The Migration Policy Institute published a paper describing France’s new immigration law of 2006. Below are quotes from the study, which says that France is well aware that it must compete with other global players for international talent. Countries such as Canada, the United Kingdom, and Australia all actively recruit migrants and select them according to criteria that range from education and language skills to adaptability and age. I have already posted on Canadian policy and an extensive article in the Economist about the effort of other countries to recruit highly skilled labor (use “search” to find them.)
Comparisons between the U.S. and France
Population: U.S. 300 million France 61 million
Percentage foreign born: U.S. 12.5% France 10%
Unauthorized residents: U.S. 3% France 2%
Work based entry as % of total immigration: U.S. 22% France 11.9%
Family reunification as % of total immigration: U.S. 58% France 64%
Foreign students: U.S. 621,000 France 250,000
Students from abroad:
France has double per capita the number of foreign students and is trying to keep them in France to work. Between 2001 and 2003, the number of foreign students increased by 50 percent — a significantly larger increase than that which occurred in Italy, Germany, the United Kingdom, or the United States. (Australia is ahead of all in recruiting foreign students.) The new law would require foreign students to receive approval to study in France from their country of origin. Once in France, foreign students who receive a masters or higher degree would be allowed to pursue a “first professional experience” that contributes to the economic development of both France and the student’s country of origin
The law in general:
France introduced in July 24, 2006 a new immigration law with fur objectives: recruiting skilled workers; facilitating foreign students’ stay; tightening the rules on family reunification; and limiting access to residence and citizenship. In sum, it aims to overhaul France’s immigration system by giving the government new powers to encourage high-skilled migration, fight illegal migration more effectively, and restrict family immigration.
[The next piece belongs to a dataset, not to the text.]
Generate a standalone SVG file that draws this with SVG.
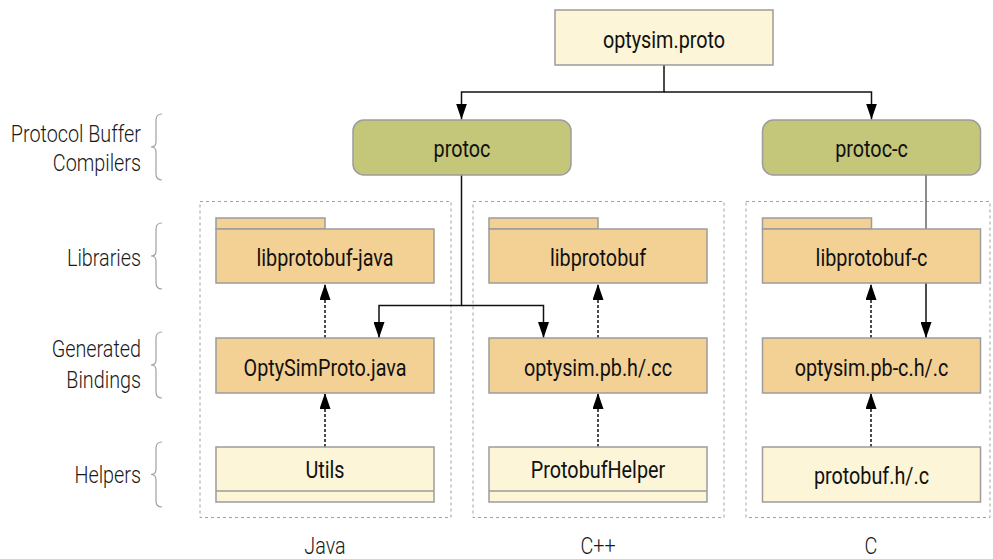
<svg xmlns="http://www.w3.org/2000/svg" width="993" height="559" viewBox="0 0 993 559">
  <style>
    .cream { fill: #fcf5d8; stroke: #9c9c9c; stroke-width: 1.5; }
    .orange { fill: #f3d094; stroke: #9c9c9c; stroke-width: 1.5; }
    .olive { fill: #c4c67a; stroke: #9c9c9c; stroke-width: 1.5; }
    .group { fill: none; stroke: #a0a0a0; stroke-width: 1; stroke-dasharray: 3 3; }
    .brace { fill: none; stroke: #a0a0a0; stroke-width: 1.2; }
    .node-text { font-family: Roboto, "Liberation Sans", sans-serif; font-size: 23px; fill: #111; text-anchor: middle; }
    .label { font-family: Roboto, "Liberation Sans", sans-serif; font-size: 23px; font-weight: 300; fill: #1a1a1a; text-anchor: end; }
    .lang { font-family: Roboto, "Liberation Sans", sans-serif; font-size: 23px; font-weight: 300; fill: #1a1a1a; text-anchor: middle; }
    .flow { fill: none; stroke: #111; stroke-width: 1.5; }
    .dep { fill: none; stroke: #111; stroke-width: 1.5; stroke-dasharray: 3 2; }
  </style>
  <defs>
    <marker id="arrow" viewBox="0 0 16 11" refX="16" refY="5.5" markerWidth="16" markerHeight="11" markerUnits="userSpaceOnUse" orient="auto">
      <path d="M0,0 L16,5.5 L0,11 z" fill="#000"/>
    </marker>
  </defs>

  <rect width="993" height="559" fill="#fff"/>

  <!-- row labels with braces -->
  <g id="row-labels">
    <text class="label" transform="translate(141,142) scale(0.86,1)">Protocol Buffer</text>
    <text class="label" transform="translate(141,171) scale(0.86,1)">Compilers</text>
    <text class="label" transform="translate(141,266) scale(0.86,1)">Libraries</text>
    <text class="label" transform="translate(141,357) scale(0.86,1)">Generated</text>
    <text class="label" transform="translate(141,388) scale(0.86,1)">Bindings</text>
    <text class="label" transform="translate(141,483) scale(0.86,1)">Helpers</text>
    <path class="brace" d="M162,114 Q156,114 156,120 L156,142 Q156,147 151,147 Q156,147 156,152 L156,174 Q156,180 162,180"/>
    <path class="brace" d="M162,223 Q156,223 156,229 L156,251 Q156,256 151,256 Q156,256 156,261 L156,283 Q156,289 162,289"/>
    <path class="brace" d="M162,332 Q156,332 156,338 L156,360 Q156,365 151,365 Q156,365 156,370 L156,392 Q156,398 162,398"/>
    <path class="brace" d="M162,442 Q156,442 156,448 L156,469 Q156,474.5 151,474.5 Q156,474.5 156,480 L156,501 Q156,507 162,507"/>
  </g>

  <!-- language groups -->
  <g id="lang-java">
    <rect class="group" x="200" y="201.5" width="251" height="316"/>
    <text class="lang" transform="translate(325,554) scale(0.86,1)">Java</text>
  </g>
  <g id="lang-cpp">
    <rect class="group" x="473" y="201.5" width="251" height="316"/>
    <text class="lang" transform="translate(598,554) scale(0.86,1)">C++</text>
  </g>
  <g id="lang-c">
    <rect class="group" x="746" y="201.5" width="244" height="316"/>
    <text class="lang" transform="translate(871,554) scale(0.86,1)">C</text>
  </g>

  <!-- connectors -->
  <g id="connectors">
    <path class="flow" d="M664,65 V92 H461.5 V119.5" marker-end="url(#arrow)"/>
    <path class="flow" d="M664,92 H871.5 V119.5" marker-end="url(#arrow)"/>
    <path class="flow" d="M461.5,175 V305.5 H379 V338" marker-end="url(#arrow)"/>
    <path class="flow" d="M461.5,305.5 H543.5 V338" marker-end="url(#arrow)"/>
    <path class="flow" d="M926,175 V230" style="stroke:#666"/>
    <path class="flow" d="M926,283 V338" marker-end="url(#arrow)"/>
    <path class="dep" d="M325,338 V284" marker-end="url(#arrow)"/>
    <path class="dep" d="M325,447 V393" marker-end="url(#arrow)"/>
    <path class="dep" d="M598,338 V284" marker-end="url(#arrow)"/>
    <path class="dep" d="M598,447 V393" marker-end="url(#arrow)"/>
    <path class="dep" d="M871,338 V284" marker-end="url(#arrow)"/>
    <path class="dep" d="M871,447 V393" marker-end="url(#arrow)"/>
  </g>

  <!-- nodes -->
  <g id="optysim-proto">
    <rect class="cream" x="555" y="10" width="218" height="55"/>
    <text class="node-text" transform="translate(664,48) scale(0.86,1)">optysim.proto</text>
  </g>
  <g id="protoc">
    <rect class="olive" x="353" y="120" width="218" height="55" rx="11"/>
    <text class="node-text" transform="translate(462,157) scale(0.86,1)">protoc</text>
  </g>
  <g id="protoc-c">
    <rect class="olive" x="762.5" y="120" width="218" height="55" rx="11"/>
    <text class="node-text" transform="translate(871.5,157) scale(0.86,1)">protoc-c</text>
  </g>

  <g id="libprotobuf-java">
    <rect class="orange" x="216" y="218" width="109" height="11"/>
    <rect class="orange" x="216" y="229" width="218" height="54"/>
    <text class="node-text" transform="translate(325,266) scale(0.86,1)">libprotobuf-java</text>
  </g>
  <g id="optysimproto-java">
    <rect class="orange" x="216" y="338" width="218" height="55"/>
    <text class="node-text" transform="translate(325,375.5) scale(0.86,1)">OptySimProto.java</text>
  </g>
  <g id="utils">
    <rect class="cream" x="216" y="447" width="218" height="55"/>
    <line x1="216" y1="491" x2="434" y2="491" stroke="#9c9c9c" stroke-width="1.5"/>
    <text class="node-text" transform="translate(325,477.5) scale(0.86,1)">Utils</text>
  </g>

  <g id="libprotobuf">
    <rect class="orange" x="489" y="218" width="109" height="11"/>
    <rect class="orange" x="489" y="229" width="218" height="54"/>
    <text class="node-text" transform="translate(598,266) scale(0.86,1)">libprotobuf</text>
  </g>
  <g id="optysim-pb-cc">
    <rect class="orange" x="489" y="338" width="218" height="55"/>
    <text class="node-text" transform="translate(598,375.5) scale(0.86,1)">optysim.pb.h/.cc</text>
  </g>
  <g id="protobuf-helper">
    <rect class="cream" x="489" y="447" width="218" height="55"/>
    <line x1="489" y1="491" x2="707" y2="491" stroke="#9c9c9c" stroke-width="1.5"/>
    <text class="node-text" transform="translate(598,477.5) scale(0.86,1)">ProtobufHelper</text>
  </g>

  <g id="libprotobuf-c">
    <rect class="orange" x="762.5" y="218" width="109" height="11"/>
    <rect class="orange" x="762.5" y="229" width="218" height="54"/>
    <text class="node-text" transform="translate(871.5,266) scale(0.86,1)">libprotobuf-c</text>
  </g>
  <g id="optysim-pb-c">
    <rect class="orange" x="762.5" y="338" width="218" height="55"/>
    <text class="node-text" transform="translate(871.5,375.5) scale(0.86,1)">optysim.pb-c.h/.c</text>
  </g>
  <g id="protobuf-c-helper">
    <rect class="cream" x="762.5" y="447" width="218" height="55"/>
    <text class="node-text" transform="translate(871.5,484) scale(0.86,1)">protobuf.h/.c</text>
  </g>
</svg>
Although the new law does not take effect until early 2007, one of its pillars is already making itself felt. The number of people deported for not having the required documents reached nearly 13,000 by the end of July 2006, more than halfway to the Interior Ministry’s 2006 goal of 25,000, inciting protests from tens of thousands of French citizens.
The unrest illustrates that France will not have an easy transition to a selective immigration system that emphasizes employment-driven immigration at the expense of the 113,000 immigrants who arrive in France annually for family-related reasons and that carries out a robust campaign against illegal migration.
Skilled based immigration:
The new law authorizes the government to identify particular professions and geographic zones of France that are “characterized by recruitment difficulties.” For those identified employers, the government plans to facilitate the recruitment of immigrant workers with needed skills or qualifications. However, this means employers who are not on the government-selected list may have more difficulty (or may face longer waiting periods) obtaining residence permits for migrant workers they wish to employ.
Under the new law, foreigners who possess skill sets of interest to French employers in the designated areas will be granted “skills and talents” visas, valid for three years. In a uniquely French twist, eligible candidates must be able to demonstrate that they will contribute to the economic or intellectual and cultural development of both France and their country of origin.
The new law’s emphasis on “skills and talents” has already created tensions with those who are concerned that it will negatively impact developing countries, whose highest-skilled nationals will likely seek to emigrate.
In an attempt to ease fears about “brain drain,” the government will only issue this visa to qualified immigrants from a developing country if the sending country has signed a “co-development” agreement with France or if the immigrants in question agree to return to their country of origin within six years. By doing so, the government aims to reframe the issue about the loss of some of sending countries’ most skilled nationals by emphasizing the “circulation of skills.”